El peligro de los cambios
“Los cambios
culturales son muy rápidos, y cuando la biología y la cultura no se encuentran
a gusto entre sí, el choque puede ser bastante contundente”, advierte Emiliano
Bruner, del Centro Nacional de Investigación sobre la Evolución
Humana (CENIEH) de Burgos. “Esto vale tanto para la bioquímica de la sangre
como para las capacidades cognitivas, y saber cómo funciona todo esto,
debilidades y posibilidades, es fundamental para saber cómo optimizar recursos
y minimizar problemas”, continúa. “Internet ha conllevado un cambio increíble
en nuestra estructura social y cultural, habrá que estar atentos para no tener
sorpresas desagradables”, añade.
Parkinson y
Wheatley hablan también de las posibilidades que ofrece el conocimiento,
implícito o explícito, de nuestros viejos botones evolutivos. Que el cerebro
humano haya evolucionado en pequeñas tribus de individuos que se conocían a la
perfección tiene consecuencias en un mundo donde nuestra vida diaria depende de
millones de desconocidos.
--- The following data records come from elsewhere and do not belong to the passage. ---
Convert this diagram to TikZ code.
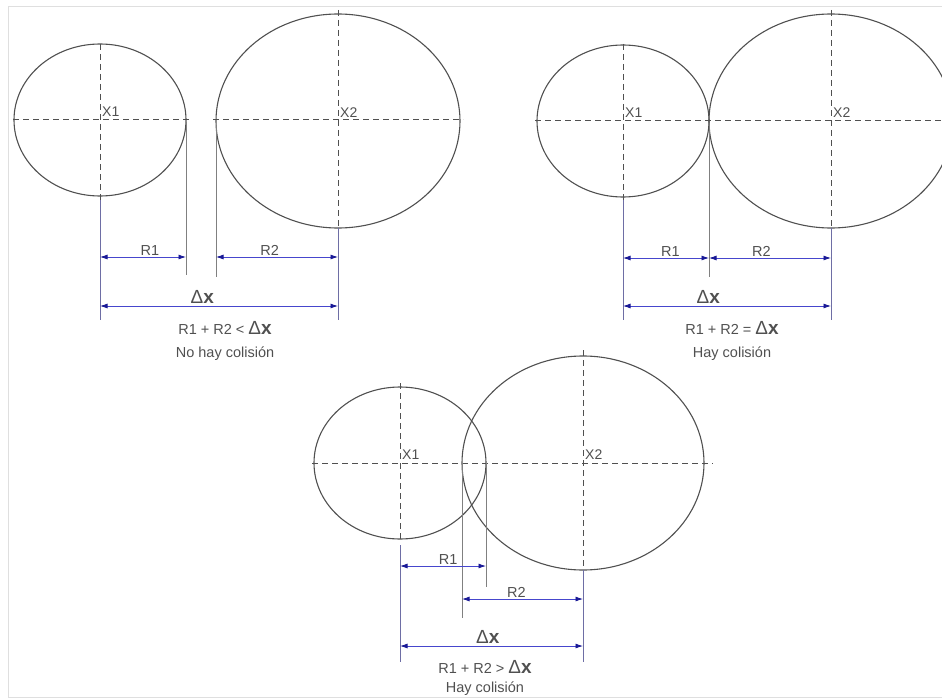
\documentclass[tikz,border=0pt]{standalone}
\usepackage{fontspec}
\setmainfont{Liberation Sans}
\usetikzlibrary{positioning,arrows.meta}

\definecolor{dimblue}{RGB}{70,70,205}
\definecolor{tipblue}{RGB}{25,25,150}
\definecolor{extblue}{RGB}{110,110,165}
\definecolor{inkgray}{RGB}{80,80,80}
\newcommand{\dX}{{\fontsize{19}{19}\selectfont Δ\bfseries x}}

\begin{document}
\begin{tikzpicture}[
    x=1pt, y=-1pt,
    rim/.style={draw=inkgray, line width=1.1pt},
    axis/.style={draw=inkgray, line width=1pt, dash pattern=on 6pt off 4pt},
    ext/.style={draw=extblue, line width=1pt},
    extrim/.style={draw=gray, line width=1pt},
    dim/.style={{Latex[length=7.5pt,width=5pt,color=tipblue]}-{Latex[length=7.5pt,width=5pt,color=tipblue]},
                draw=dimblue, line width=0.8pt},
    lbl/.style={font=\fontsize{14.5}{16}\selectfont, text=inkgray, inner sep=1pt},
    clab/.style={font=\fontsize{14}{15}\selectfont, text=inkgray, inner sep=0pt, anchor=south west},
    dlab/.style={font=\fontsize{19}{19}\selectfont, text=inkgray, inner sep=2pt},
  ]
    \useasboundingbox (0,0) rectangle (942,698);
    \draw[gray!25, line width=1pt] (942,7) -- (8,7) -- (8,697) -- (942,697);

    % Panel A: no collision
    \coordinate (a1) at (100,120);
    \coordinate (a2) at (338,121);
    \draw[rim] (a1) ellipse [x radius=86pt, y radius=76pt];
    \draw[rim] (a2) ellipse [x radius=122pt, y radius=107pt];
    \draw[axis] (13,120) -- (190,120);
    \draw[axis] (213,120) -- (463,120);
    \draw[axis] (100,44) -- (100,200);
    \draw[axis] (338,10) -- (338,228);
    \node[clab] (a1lab) at ([xshift=2pt,yshift=3pt]a1) {X1};
    \node[clab] (a2lab) at ([xshift=2pt,yshift=3pt]a2) {X2};
    \draw[ext] (100,200) -- (100,320);
    \draw[extrim] (186,122) -- (186,275);
    \draw[extrim] (216,125) -- (216,277);
    \draw[ext] (338,228) -- (338,320);
    \coordinate (aR1s) at (100,257); \coordinate (aR1e) at (186,257);
    \coordinate (aR2s) at (216,257); \coordinate (aR2e) at (338,257);
    \coordinate (aDs) at (100,306);  \coordinate (aDe) at (338,306);
    \draw[dim] (aR1s) -- node[lbl,above,pos=0.58] (aR1lab) {R1} (aR1e);
    \draw[dim] (aR2s) -- node[lbl,above,pos=0.44] (aR2lab) {R2} (aR2e);
    \draw[dim] (aDs) -- node[dlab,above,pos=0.43] (aDlab) {\dX} (aDe);
    \node[lbl] (aEq) at (225,328) {R1 + R2 < \dX};
    \node[lbl] (aVerdict) at (225,354) {No hay colisión};

    % Panel B: touching
    \coordinate (b1) at (623,121);
    \coordinate (b2) at (831,121);
    \draw[rim] (b1) ellipse [x radius=86pt, y radius=76pt];
    \draw[rim] (b2) ellipse [x radius=122pt, y radius=107pt];
    \draw[axis] (535,121) -- (945,121);
    \draw[axis] (623,44) -- (623,200);
    \draw[axis] (831,10) -- (831,228);
    \node[clab] (b1lab) at ([xshift=2pt,yshift=3pt]b1) {X1};
    \node[clab] (b2lab) at ([xshift=2pt,yshift=3pt]b2) {X2};
    \draw[ext] (623,200) -- (623,320);
    \draw[extrim] (709,125) -- (709,277);
    \draw[ext] (831,228) -- (831,320);
    \coordinate (bR1s) at (623,258); \coordinate (bR1e) at (709,258);
    \coordinate (bR2e) at (831,258);
    \coordinate (bDs) at (623,306);  \coordinate (bDe) at (831,306);
    \draw[dim] (bR1s) -- node[lbl,above,pos=0.55] (bR1lab) {R1} (bR1e);
    \draw[dim] (bR1e) -- node[lbl,above,pos=0.43] (bR2lab) {R2} (bR2e);
    \draw[dim] (bDs) -- node[dlab,above,pos=0.41] (bDlab) {\dX} (bDe);
    \node[lbl] (bEq) at (732,328) {R1 + R2 = \dX};
    \node[lbl] (bVerdict) at (732,354) {Hay colisión};

    % Panel C: overlapping
    \coordinate (c1) at (400,463);
    \coordinate (c2) at (583,463);
    \draw[rim] (c1) ellipse [x radius=86pt, y radius=76pt];
    \draw[rim] (c2) ellipse [x radius=121pt, y radius=107pt];
    \draw[axis] (312,463) -- (713,463);
    \draw[axis] (400,383) -- (400,542);
    \draw[axis] (583,350) -- (583,570);
    \node[clab] (c1lab) at ([xshift=2pt,yshift=3pt]c1) {X1};
    \node[clab] (c2lab) at ([xshift=2pt,yshift=3pt]c2) {X2};
    \draw[ext] (400,545) -- (400,662);
    \draw[extrim] (462,463) -- (462,618);
    \draw[extrim] (486,463) -- (486,587);
    \draw[ext] (583,570) -- (583,662);
    \coordinate (cR1s) at (400,566); \coordinate (cR1e) at (486,566);
    \coordinate (cR2s) at (462,599); \coordinate (cR2e) at (583,599);
    \coordinate (cDs) at (400,646);  \coordinate (cDe) at (583,646);
    \draw[dim] (cR1s) -- node[lbl,above,pos=0.56] (cR1lab) {R1} (cR1e);
    \draw[dim] (cR2s) -- node[lbl,above,pos=0.45] (cR2lab) {R2} (cR2e);
    \draw[dim] (cDs) -- node[dlab,above,pos=0.48] (cDlab) {\dX} (cDe);
    \node[lbl] (cEq) at (485,667) {R1 + R2 > \dX};
    \node[lbl] (cVerdict) at (485,689) {Hay colisión};
\end{tikzpicture}
\end{document}
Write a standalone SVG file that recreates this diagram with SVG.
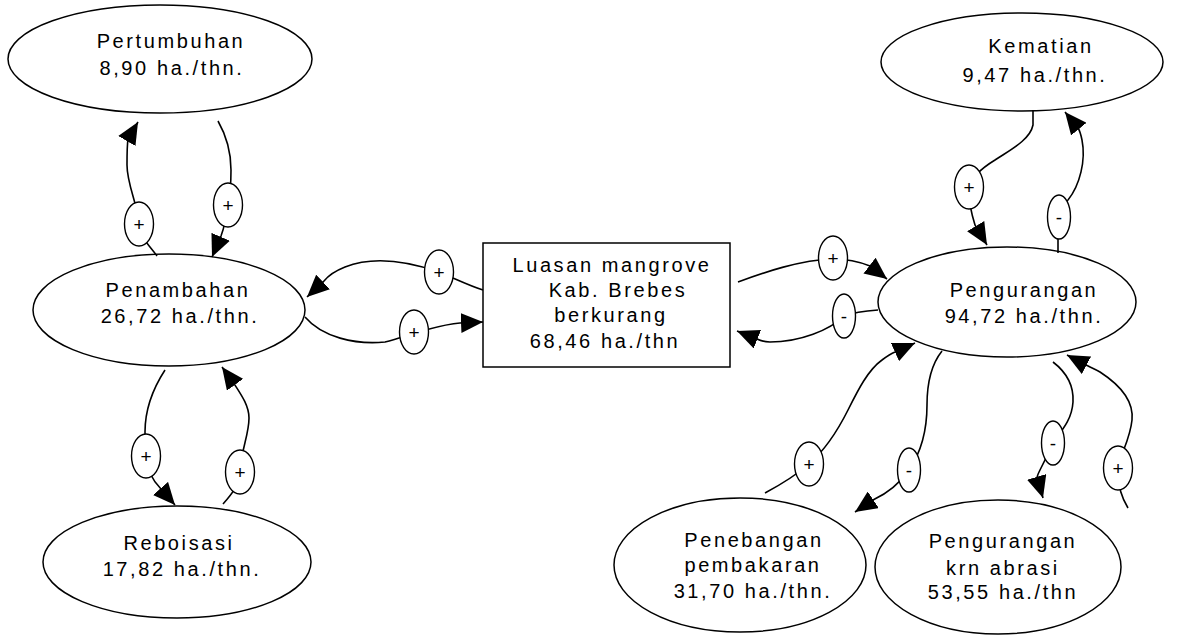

Cuando se quiere animar a la gente a ayudar a las
víctimas de hambrunas, epidemias o desastres naturales, es más eficaz presentar
a una víctima que sirva para identificar el sufrimiento que mostrar datos y
razonamientos objetivos, por atroces que sean. Esta parte de la naturaleza
humana explica en parte la dificultad para movilizar frente a problemas
globales como el cambio climático. “Nuestro cerebro ha evolucionado con unos
condicionamientos sociales que tienen mucho que ver con la tribu, con lo
cercano, con lo familiar, y ahora estamos en una situación en la que el destino
de la humanidad es global. Nuestro cerebro ha evolucionado para reconocer como
propio lo cercano y como ajeno lo lejano, y ahora nos enfrentamos a una
situación en la que el destino es igual para lo cercano y lo lejano”, resume
Moya.
El mecanismo
evolutivo para adaptarse mejor a las circunstancias a través del reciclaje de
herramientas ya disponibles no solo ha tenido efectos secundarios desde el
punto de vista social. “Cuando se habla de evolución y selección, no estamos
hablando de rasgos individuales, sino de un paquete, que la
selección acepta o rechaza. Genes, caracteres anatómicos, procesos
fisiológicos, moléculas, son componentes que van todos enlazados. Con lo cual,
si cambia una cosa, otras cambiarán como consecuencias secundarias”, recuerda
Bruner. “Algunos son hasta negativos, pero no tan negativos como para rechazar
otras ventajas que conllevan”, continúa.
Desde el
punto de vista médico, este conocimiento sobre la evolución empuja a
preguntarse “cuántas enfermedades se deben a inconvenientes de la evolución, y
parece que la lista puede ser bastante larga, sobre todo para simios como
nosotros que hemos desarrollado a través de la evolución un cerebro tres veces
más grande de lo que sería normal para el tamaño de nuestro cuerpo”, indica
Bruner. “Aumenta el volumen, el calor, los vasos sanguíneos, y las peleas por
el espacio dentro del cráneo. Como resultado tenemos un cerebro muy potente,
pero con una serie de problemas que pueden incluir la miopía o hasta la
enfermedad de Alzheimer”, remacha.
Tras millones
de años de evolución, la cultura humana ha acelerado el ritmo de transformación
del entorno en el que viven los propios humanos. "La plasticidad que
tenemos nos ha permitido adaptarnos relativamente bien hasta ahora, pero ya no
tenemos capacidad para absorber los cambios con tanta rapidez", opina
Mosquera, aunque "cuando se podría estudiar como estamos asimilando ese
cambio acelerado es a partir de los últimos veinte años", añade. En las
próximas décadas se podrá comprobar si la maquinaria de reciclaje evolutiva
sigue funcionando sin preparar demasiadas chapuzas.